Perfect Couple (1979)
Robert Altman cooled his "innovative" jets to make the innocuous romantic comedy A Perfect Couple. Marta Heflin plays a member of a boisterous rock group. Paul Dooley is a bashful bachelor from a tradition-bound Greek family. Heflin and Dooley meet via a computer dating service, whereupon all the expected comedy setups avail themselves, though most of these setups are played as seriously as if this film were MacBeth. The best moments are the scenes with Heflin's musical group, though there are far too many of these. While Perfect Couple didn't make a dime, it still represents one of Altman's better "chamber" films.

Quintet (1979)
Perhaps the least seen but most talked about film of Robert Altman's career, Quintet is a somber science fiction tale that takes place after a nuclear holocaust has thrown the world into another Ice Age. A man named Essex (Paul Newman) and his pregnant wife Vivia (Brigitte Fossey) are wandering the desolate, frozen landscape and attempting to find Essex's brother, Francha (Tom Hill). They finally locate him in a frozen city, occupied by a number of apocalyptic survivors who who pass their time playing a mysterious game called "Quintet." No one is able to explain just how it is played, but Grigor (Fernando Rey) appears to act as the referee, and the stakes of the game are unusually high - losing means being thrown out into the snow and devoured by Rottweilers. Francha is soon killed, not as a casualty of Quintet per se, but for playing an assassination game on the side to relieve his own ennui. As 'collateral damage,', Vivia and the rest of Francha's family are soon extinguished as well. Essex is not happy with the way they've been rubbed out, but as he attempts to seek revenge, he is only drawn deeper into the lethal competition of Quintet.

Wedding (1978)
Robert Altman's over-frenetic satire on American marriage rituals and hypocrisy concerns the upper-crust marriage between Dino Corelli (Desi Arnaz Jr.) and Muffin Brenner (Amy Stryker). As the film begins, a senile bishop forgets the lines to the wedding ceremony and Nettie Sloan (the groom's grandmother) drops dead in an upstairs bedroom. Nettie's death is not disclosed to the two families who converge at the wedding reception. As the two sets of in-laws slam into each other, the bride and groom disappear in the ensuing whirlwind of chaos as both extended families vie for sexual favors and try to keep hidden never-discussed family secrets.

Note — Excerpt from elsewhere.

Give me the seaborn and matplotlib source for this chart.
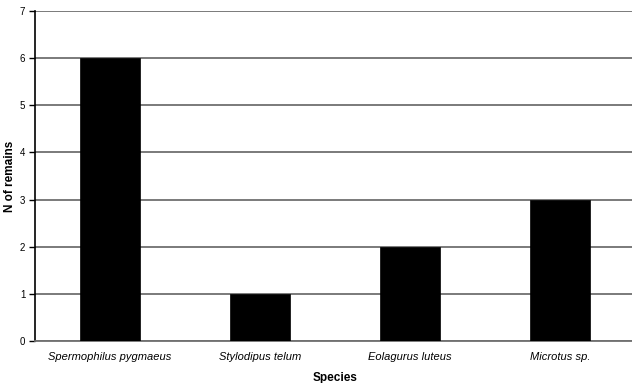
import matplotlib
matplotlib.use("Agg")
import matplotlib.pyplot as plt
import seaborn as sns
import pandas as pd

species = ["Spermophilus pygmaeus", "Stylodipus telum", "Eolagurus luteus", "Microtus sp."]
n_remains = [6, 1, 2, 3]

df = pd.DataFrame({"species": species, "n": n_remains})

sns.set_theme(style="white", rc={"text.color": "black", "axes.labelcolor": "black",
                                 "xtick.color": "black", "ytick.color": "black"})
plt.rcParams["font.family"] = ["Liberation Sans", "DejaVu Sans"]

fig = plt.figure(figsize=(6.32, 3.83), dpi=100)
ax = fig.add_axes([35 / 632, 1 - 341 / 383, 600 / 632, 330 / 383])

sns.barplot(data=df, x="species", y="n", color="black", width=0.4,
            edgecolor="black", linewidth=0.5, saturation=1, ax=ax, zorder=3)

ax.set_ylim(0, 7)
ax.set_xlim(-0.5, 3.5)
ax.set_yticks(range(0, 8))
ax.yaxis.grid(True, color="#707070", linewidth=1.3, zorder=0)
ax.set_axisbelow(True)

for s in ["top", "right"]:
    ax.spines[s].set_visible(False)
ax.spines["left"].set_color("black")
ax.spines["left"].set_linewidth(1.2)
ax.spines["bottom"].set_color("#707070")
ax.spines["bottom"].set_linewidth(1.3)

ax.set_xticks(range(4))
ax.set_xticklabels(species, fontstyle="italic", fontsize=8)
ax.tick_params(axis="x", length=0, pad=8)
ax.set_xticks([0.5, 1.5, 2.5], minor=True)
ax.tick_params(axis="x", which="minor", length=4, width=1, color="black", direction="inout")
ax.tick_params(axis="y", labelsize=7, length=4, width=1, color="black", pad=3, left=True)

ax.set_xlabel("Species", fontweight="bold", fontsize=8.5, labelpad=7)
ax.set_ylabel("N of remains", fontweight="bold", fontsize=8.5, va="center")
ax.yaxis.set_label_coords(-24.5 / 600, 0.5)

fig.savefig("out.png", dpi=100)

Regina Corelli (Nina Van Pallandt) is revealed to be a drug addict, while Luigi, is endeavoring unsuccessfully to keep his Mafia connections under wraps. Meanwhile, the bride's family, although more down to earth, are revealed to be no better. Tulip Brenner (Carol Burnett) begins to flirt with one of the wedding guests, Mackenzie Goddard (Pat McCormick), while Snooks Brenner (Paul Dooley) acts like a lout and drinks heavily. And flying around the edges of the action like Tinkerbell is Buffy Brenner, the Brenners' youngest daughter, who is pregnant by the groom. As other characters bang into each other -- sexual degenerates, hard-nosed radicals, raw-boned emotional wrecks -- the wedding reception heads for its inevitable nuclear explosion.